== Given material ==
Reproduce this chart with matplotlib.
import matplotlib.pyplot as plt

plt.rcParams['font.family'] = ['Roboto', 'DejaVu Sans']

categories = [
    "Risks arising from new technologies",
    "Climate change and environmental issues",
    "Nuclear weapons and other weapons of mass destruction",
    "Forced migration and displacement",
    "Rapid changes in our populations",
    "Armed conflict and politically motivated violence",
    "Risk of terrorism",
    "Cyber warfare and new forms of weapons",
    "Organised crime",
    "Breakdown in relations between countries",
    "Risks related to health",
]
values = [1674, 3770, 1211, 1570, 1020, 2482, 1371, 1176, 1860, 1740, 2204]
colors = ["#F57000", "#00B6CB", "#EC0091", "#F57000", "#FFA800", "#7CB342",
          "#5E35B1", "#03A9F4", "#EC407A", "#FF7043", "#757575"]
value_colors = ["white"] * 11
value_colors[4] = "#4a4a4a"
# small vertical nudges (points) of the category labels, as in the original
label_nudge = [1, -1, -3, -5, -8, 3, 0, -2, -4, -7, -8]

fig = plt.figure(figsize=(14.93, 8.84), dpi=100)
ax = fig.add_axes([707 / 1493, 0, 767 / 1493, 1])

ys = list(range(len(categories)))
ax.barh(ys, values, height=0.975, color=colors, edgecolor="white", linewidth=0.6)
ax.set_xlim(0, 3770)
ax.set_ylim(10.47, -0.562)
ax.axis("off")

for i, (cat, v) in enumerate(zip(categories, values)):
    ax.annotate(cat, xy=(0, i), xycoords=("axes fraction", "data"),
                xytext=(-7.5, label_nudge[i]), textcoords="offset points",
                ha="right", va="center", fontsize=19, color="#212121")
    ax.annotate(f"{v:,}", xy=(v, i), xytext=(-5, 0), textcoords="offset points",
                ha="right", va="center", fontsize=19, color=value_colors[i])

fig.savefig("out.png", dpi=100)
===
Quote verbatim the opening lines of the listing above, ending with the line where "plt.rcParams['font.family'] = ['Roboto', 'DejaVu" appears; include both endpoints and nothing more.

## Output for this exercise:
Reproduce this chart with matplotlib.
import matplotlib.pyplot as plt

plt.rcParams['font.family'] = ['Roboto', 'DejaVu Sans']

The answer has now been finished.